The project includes construction of a five-story building which would be the tallest on the waterfront. The city also is considering whether it should sell or lease the land for that building to the DUBBA LLC development company.
Belfast City Planner Wayne Marshall said during Tuesday night’s regular City Council meeting that there will be at least nine more public hearings scheduled to discuss permits for the project.
The first of those will begin at 6 p.m. Tuesday, April 12, when the Belfast Comprehensive Planning Committee will consider whether the project is consistent with the city’s comprehensive plan, he said. The city already approved an initial proposal to install a marine travel lift that will be able to hoist ships weighing up to 165 tons.
“Phase 2 of the permitting is going to be a lot less about the water and a lot more about what happens on shore,” Marshall told councilors. “This is a significant overall development for the property.”

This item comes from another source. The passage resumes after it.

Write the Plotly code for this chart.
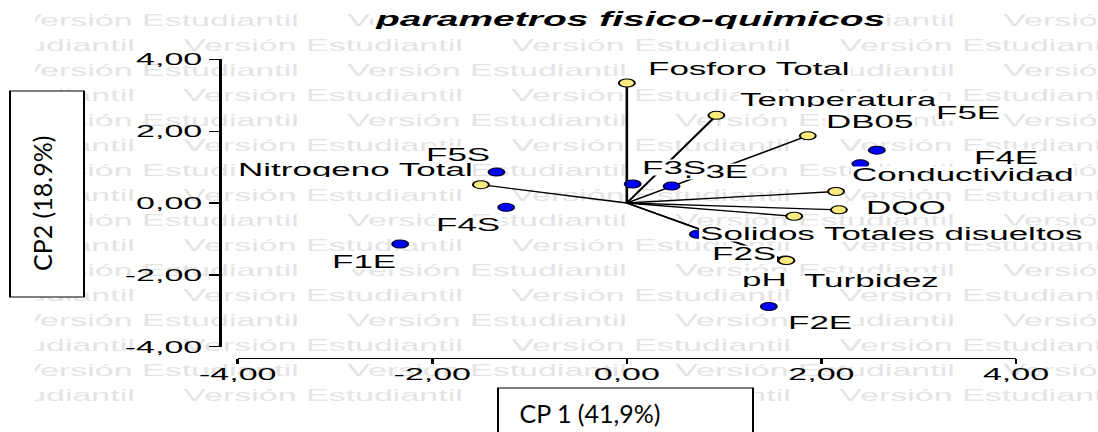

The former Stinson Seafood facility was sold in January to DUBBA LLC, which will do business as Front Street Shipyard. It is made up of a group of Maine maritime professionals including Taylor Allen of Rockport Marine, Steve White of Brooklin Boat Yard, Ken Priest of the Kenway Corp., and J.B. Turner of Kenway Corp., who intend to redevelop the property into a major regional shipyard.
Already, the company has knocked down the crumbling Building 1 that was adjacent to the footbridge. Workers now are making some of the maritime improvements with the goal of getting the travel lift up and running by July 1.
“It’s happening very quickly, and that’s terrific,” Councilor Mike Hurley said.
Ultimately, the City Council will decide how to respond to the shipyard’s request to use part of the Front Street parking lot and adjacent land.
In a notice to abutting property owners dated April 1, Marshall explained that the council is considering two proposals presented by the shipyard, with the first option involving the use of about 53,000 square feet of city property resulting in the elimination of about a quarter of the existing parking spaces in the lot. The second option would eliminate about half the spaces and use about 39,000 square feet of city property.
In exchange, the city will ask the shipyard to cut down the size of the new Building 1, which would be used for boat storage. Belfast would like to have a 30-foot strip of land near the footbridge in order to provide better parking and landscaping, Marshall said.
On April 19, the council will hold a public hearing on the options and the larger question of whether it’s a good idea to lease or sell the land to the shipyard.
“This building is too big to fit on their property,” Marshall said Wednesday.
The proposed building would be about 55 feet tall and would include two “very large” bays where year-round work could be done on large vessels.
He said he’s expecting more public comments on the shore-based changes than the city received on the marine-based changes.
“This clearly is a long-term commitment of city property to a new company coming to town,” Marshall said.
As Front Street Shipyard works to develop its property, it is continuing to keep to the city’s requirement to have the planned coastal walkway go through the site.
Marshall said the developers have proposed building a boardwalk to route the walkway around the water side of two of the shipyard’s buildings that are going to be closest to the footbridge.
He described the speed of the project’s progress as “phenomenal.”
The company intends to keep that pace in order to convince clients that it will soon be a going concern, Turner told councilors.
“We want to show people that we can make it this summer,” he said. “We’ll be up and running. And we’ll be ready for fall, definitely.”